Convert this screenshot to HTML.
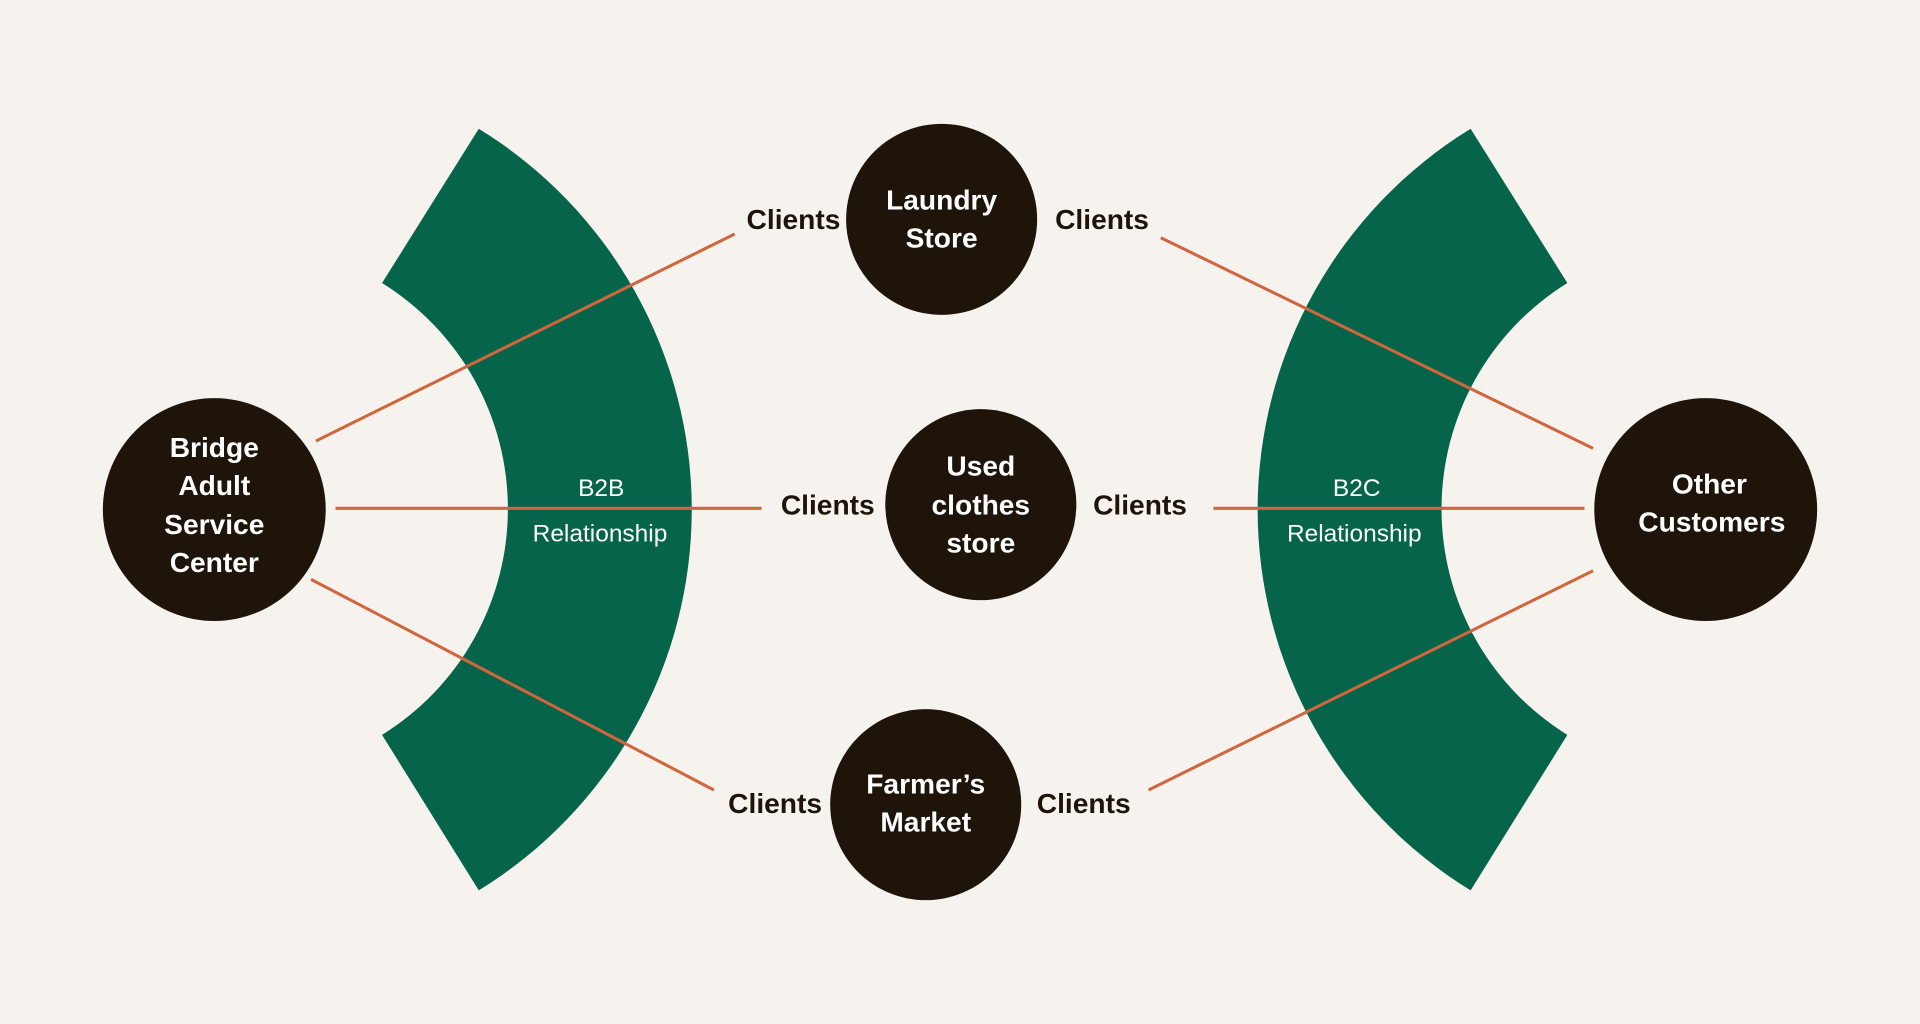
<!DOCTYPE html>
<html><head><meta charset="utf-8"><style>
html,body{margin:0;padding:0;background:#f6f3ee;}
svg{display:block;}
.b{font-family:"Liberation Sans",sans-serif;font-weight:bold;font-size:23px;fill:#1e140a;text-anchor:middle;}
.w{font-family:"Liberation Sans",sans-serif;font-weight:bold;font-size:23px;fill:#fff;text-anchor:middle;}
.g{font-family:"Liberation Sans",sans-serif;font-size:20px;fill:#fff;text-anchor:middle;}
</style></head><body>
<svg width="1920" height="1024" viewBox="0 0 1568 836" xmlns="http://www.w3.org/2000/svg">
<rect width="1568" height="836" fill="#f6f3ee"/>
<path d="M391 105 A365 365 0 0 1 391 727 L312 600 A217 217 0 0 0 312 231 Z" fill="#05644a"/>
<path d="M1201 105 A365 365 0 0 0 1201 727 L1280 600 A217 217 0 0 1 1280 231 Z" fill="#05644a"/>
<g stroke="#d0663e" stroke-width="2.5">
<line x1="258" y1="360" x2="600" y2="191"/>
<line x1="274" y1="415" x2="622" y2="415"/>
<line x1="254" y1="473" x2="583" y2="645"/>
<line x1="948" y1="194" x2="1301" y2="366"/>
<line x1="991" y1="415" x2="1294" y2="415"/>
<line x1="938" y1="645" x2="1301" y2="466"/>
</g>
<text class="g" x="491" y="405">B2B</text>
<text class="g" x="490" y="442">Relationship</text>
<text class="g" x="1108" y="405">B2C</text>
<text class="g" x="1106" y="442">Relationship</text>
<g fill="#1e140a">
<circle cx="175" cy="416" r="91"/>
<circle cx="1393" cy="416" r="91"/>
<circle cx="769" cy="179" r="78"/>
<circle cx="801" cy="412" r="78"/>
<circle cx="756" cy="657" r="78"/>
</g>
<text class="w" x="175" y="373">Bridge</text>
<text class="w" x="175" y="404">Adult</text>
<text class="w" x="175" y="436">Service</text>
<text class="w" x="175" y="467">Center</text>
<text class="w" x="1396" y="403">Other</text>
<text class="w" x="1398" y="434">Customers</text>
<text class="w" x="769" y="171">Laundry</text>
<text class="w" x="769" y="202">Store</text>
<text class="w" x="801" y="388">Used</text>
<text class="w" x="801" y="420">clothes</text>
<text class="w" x="801" y="451">store</text>
<text class="w" x="756" y="648">Farmer’s</text>
<text class="w" x="756" y="679">Market</text>
<text class="b" x="648" y="187">Clients</text>
<text class="b" x="900" y="187">Clients</text>
<text class="b" x="676" y="420">Clients</text>
<text class="b" x="931" y="420">Clients</text>
<text class="b" x="633" y="664">Clients</text>
<text class="b" x="885" y="664">Clients</text>
</svg>
</body></html>
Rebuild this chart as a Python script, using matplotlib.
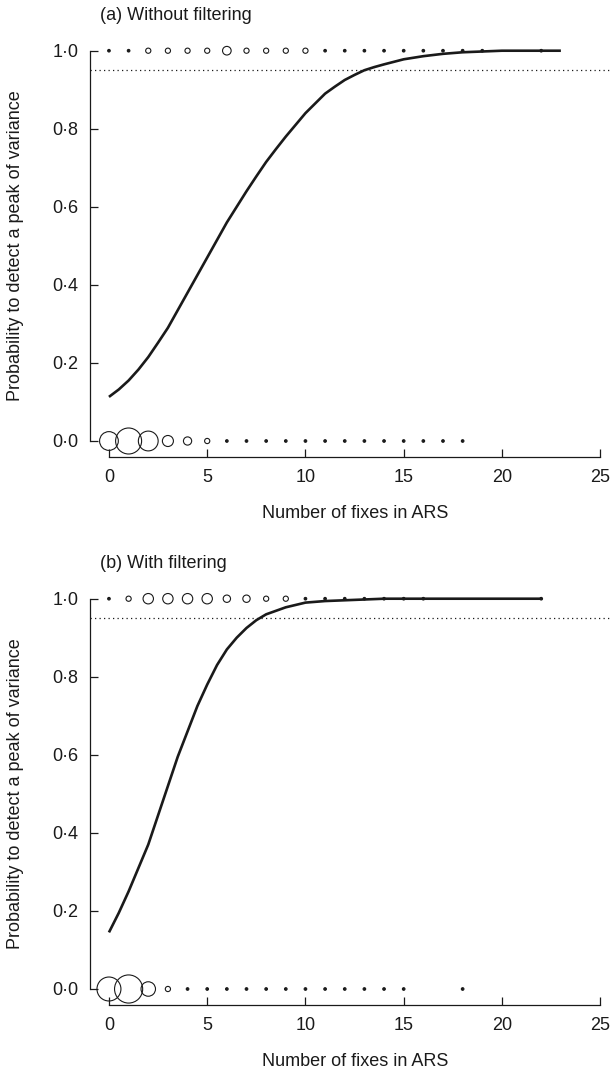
import numpy as np
import matplotlib
matplotlib.use("Agg")
import matplotlib.pyplot as plt

plt.rcParams['font.family'] = ['Liberation Sans', 'DejaVu Sans']

# ---------------- data ----------------
# fitted probability curves
curve_a_x = [0, 0.5, 1, 1.5, 2, 2.5, 3, 3.5, 4, 4.5, 5, 5.5, 6, 6.5, 7, 7.5, 8, 8.5, 9, 9.5,
             10, 10.5, 11, 11.5, 12, 12.5, 13, 13.5, 14, 15, 16, 17, 18, 19, 20, 21, 22, 23]
curve_a_y = [0.113, 0.132, 0.155, 0.183, 0.215, 0.252, 0.29, 0.335, 0.38, 0.425, 0.47, 0.515,
             0.56, 0.60, 0.64, 0.678, 0.715, 0.748, 0.78, 0.81, 0.84, 0.865, 0.89, 0.908,
             0.925, 0.938, 0.95, 0.958, 0.965, 0.978, 0.986, 0.992, 0.996, 0.998, 1.0, 1.0, 1.0, 1.0]

curve_b_x = [0, 0.5, 1, 1.5, 2, 2.5, 3, 3.5, 4, 4.5, 5, 5.5, 6, 6.5, 7, 7.5, 8, 9, 10, 11,
             12, 13, 14, 16, 18, 20, 22]
curve_b_y = [0.145, 0.195, 0.25, 0.31, 0.37, 0.445, 0.52, 0.595, 0.66, 0.725, 0.78, 0.83,
             0.87, 0.90, 0.925, 0.945, 0.96, 0.978, 0.99, 0.994, 0.996, 0.998, 1.0, 1.0, 1.0, 1.0, 1.0]

# observed outcomes: counts of runs at each number of fixes (bubble size)
a_top_x = [0, 1, 2, 3, 4, 5, 6, 7, 8, 9, 10, 11, 12, 13, 14, 15, 16, 17, 18, 19, 22]
a_top_n = [1, 1, 4, 4, 4, 4, 11, 4, 4, 4, 4, 1, 1, 1, 1, 1, 1, 1, 1, 1, 1]
a_bot_x = [0, 1, 2, 3, 4, 5, 6, 7, 8, 9, 10, 11, 12, 13, 14, 15, 16, 17, 18]
a_bot_n = [52, 100, 58, 18, 10, 4, 1, 1, 1, 1, 1, 1, 1, 1, 1, 1, 1, 1, 1]

b_top_x = [0, 1, 2, 3, 4, 5, 6, 7, 8, 9, 10, 11, 12, 13, 14, 15, 16, 22]
b_top_n = [1, 4, 16, 16, 16, 16, 8, 8, 4, 4, 1, 1, 1, 1, 1, 1, 1, 1]
b_bot_x = [0, 1, 2, 3, 4, 5, 6, 7, 8, 9, 10, 11, 12, 13, 14, 15, 18]
b_bot_n = [85, 117, 31, 4, 1, 1, 1, 1, 1, 1, 1, 1, 1, 1, 1, 1, 1]

threshold = 0.95
yticks = [0.0, 0.2, 0.4, 0.6, 0.8, 1.0]
ytick_labels = ['0·0', '0·2', '0·4', '0·6', '0·8', '1·0']
xticks = [0, 5, 10, 15, 20, 25]
titles = ['(a) Without filtering', '(b) With filtering']
xlabel = 'Number of fixes in ARS'
ylabel = 'Probability to detect a peak of variance'

# ---------------- figure ----------------
W, H = 613, 1072
fig = plt.figure(figsize=(W / 100, H / 100), dpi=100)
ink = '#1a1a1a'
FS = 13

def px_to_frac(x, y):
    return x / W, 1 - y / H

def size_from_count(n):
    d_px = 2.6 * np.sqrt(np.asarray(n, dtype=float))
    return (d_px / 1.389) ** 2

panels = [
    dict(curve=(curve_a_x, curve_a_y), top=(a_top_x, a_top_n), bot=(a_bot_x, a_bot_n), off=0),
    dict(curve=(curve_b_x, curve_b_y), top=(b_top_x, b_top_n), bot=(b_bot_x, b_bot_n), off=548),
]

for i, p in enumerate(panels):
    off = p['off']
    left_px, right_px = 89.7, 610.0
    top_px, bot_px = 39 + off, 457 + off
    ax = fig.add_axes([left_px / W, 1 - bot_px / H, (right_px - left_px) / W, (bot_px - top_px) / H])
    ax.set_xlim(-0.98, 25.5)
    ax.set_ylim(-0.041, 1.03)

    ax.axhline(threshold, color=ink, lw=0.9, ls=(0, (1.0, 2.6)), xmin=0, xmax=1)
    ax.plot(p['curve'][0], p['curve'][1], color=ink, lw=1.9, solid_capstyle='butt', zorder=3)

    for (xs, ns), yv in ((p['top'], 1.0), (p['bot'], 0.0)):
        ns = np.asarray(ns)
        fc = ['#1a1a1a' if n == 1 else 'none' for n in ns]
        ax.scatter(xs, [yv] * len(xs), s=size_from_count(ns), facecolors=fc,
                   edgecolors=ink, linewidths=0.8, clip_on=False, zorder=4)

    for side in ('top', 'right'):
        ax.spines[side].set_visible(False)
    ax.spines['left'].set_bounds(0, 1)
    ax.spines['bottom'].set_bounds(0, 25)
    for side in ('left', 'bottom'):
        ax.spines[side].set_linewidth(0.9)
        ax.spines[side].set_color(ink)

    ax.set_yticks(yticks)
    ax.set_yticklabels(ytick_labels)
    ax.set_xticks(xticks)
    ax.tick_params(axis='both', direction='in', length=5.8, width=0.9, color=ink,
                   labelsize=FS, labelcolor=ink)
    ax.tick_params(axis='y', pad=8)
    ax.tick_params(axis='x', pad=8.5)

    fx, fy = px_to_frac(100, 16 + off)
    fig.text(fx, fy, titles[i], fontsize=FS, color=ink, ha='left', va='center')
    fx, fy = px_to_frac(355, 513 + off)
    fig.text(fx, fy, xlabel, fontsize=FS, color=ink, ha='center', va='center')
    fx, fy = px_to_frac(16, 246 + off)
    fig.text(fx, fy, ylabel, fontsize=FS, color=ink, ha='center', va='center', rotation=90)

fig.savefig('out.png', dpi=100)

________________________________________

> [WHAT IS NEEDED]
Using the data above, set down each line from the line with "Rebuild this chart" to the line with "plt.rcParams['font.family'] = ['Liberation" exactly, both ends included, and leave the pictures behind. Nothing else belongs.

> [IN RESPONSE]
Rebuild this chart as a Python script, using matplotlib.
import numpy as np
import matplotlib
matplotlib.use("Agg")
import matplotlib.pyplot as plt

plt.rcParams['font.family'] = ['Liberation Sans', 'DejaVu Sans']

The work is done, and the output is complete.